Ex-Thai PM banned from politics

Exiled former Thai Prime Minister Thaksin Shinawatra was banned from politics for five years yesterday and his party, the first to win an absolute majority in the country's history, disbanded. The Constitutional Tribunal, at the end of a marathon...

Exiled former Thai Prime Minister Thaksin Shinawatra was banned from politics for five years yesterday and his party, the first to win an absolute majority in the country's history, disbanded.

The Constitutional Tribunal, at the end of a marathon 10-hour televised explanation of its verdicts on charges of breaches of election laws, said the ban extended to the entire 111-member executive committee of his Thai Rak Thai (Thais Love Thais).

The party will reform under a new name, but without the charisma of the billionaire Thaksin who was idolised by millions in the countryside and among the urban poor as the one Thai politician they believed really cared about them.

"This is not the last day of Thai Rak Thai, brothers and sisters," party spokesman Laddawan Wongsriwong told a distraught crowd of 1,000 people at party headquarters which hissed and booed at the verdict.
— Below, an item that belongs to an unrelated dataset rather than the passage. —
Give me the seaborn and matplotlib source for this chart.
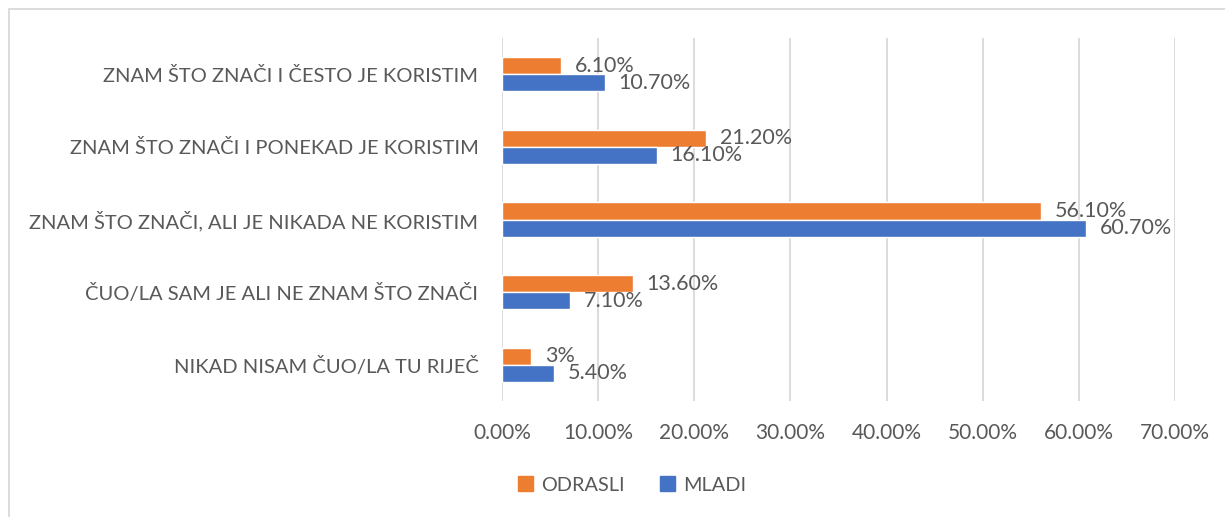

The time the tribunal took to explain the cases for and against Thai Rak Thai and the opposition Democrat Party - Thailand's oldest party which was absolved of any wrongdoing - and their verdicts may have been an effort to head off feared trouble from Mr Thaksin's supporters, analysts said.

But with so many Thai Rak Thai officials banned, that possibility was not dead, they said.

"It's a big surprise because banning more than 100 people will make the political game unfair. It's negative for the country's political climate, which needs checks and balances," leading financial analyst Thanawat Patchimkul said.

"It's a political massacre," said Kongkiat Opaswongkarn, head of a leading brokerage.

Mr Thaksin, living in exile in London, was saddened by the punishments, his lawyer said.

"It is an unexpected ruling and we are disappointed by the verdict. It's too harsh on Thai Rak Thai," Mr Thaksin's lawyer and spokesman Noppadon Pattama said in Bangkok.

The tribunal found Thai Rak Thai guilty of paying a small party to run in elections last year to circumvent rules on single candidate polls.

It also said Thai Rak Thai paid two small parties to bribe an election official to falsify their records to show candidates were eligible to run in elections Mr Thaksin called as street protesters accused him of abusing power and corruption.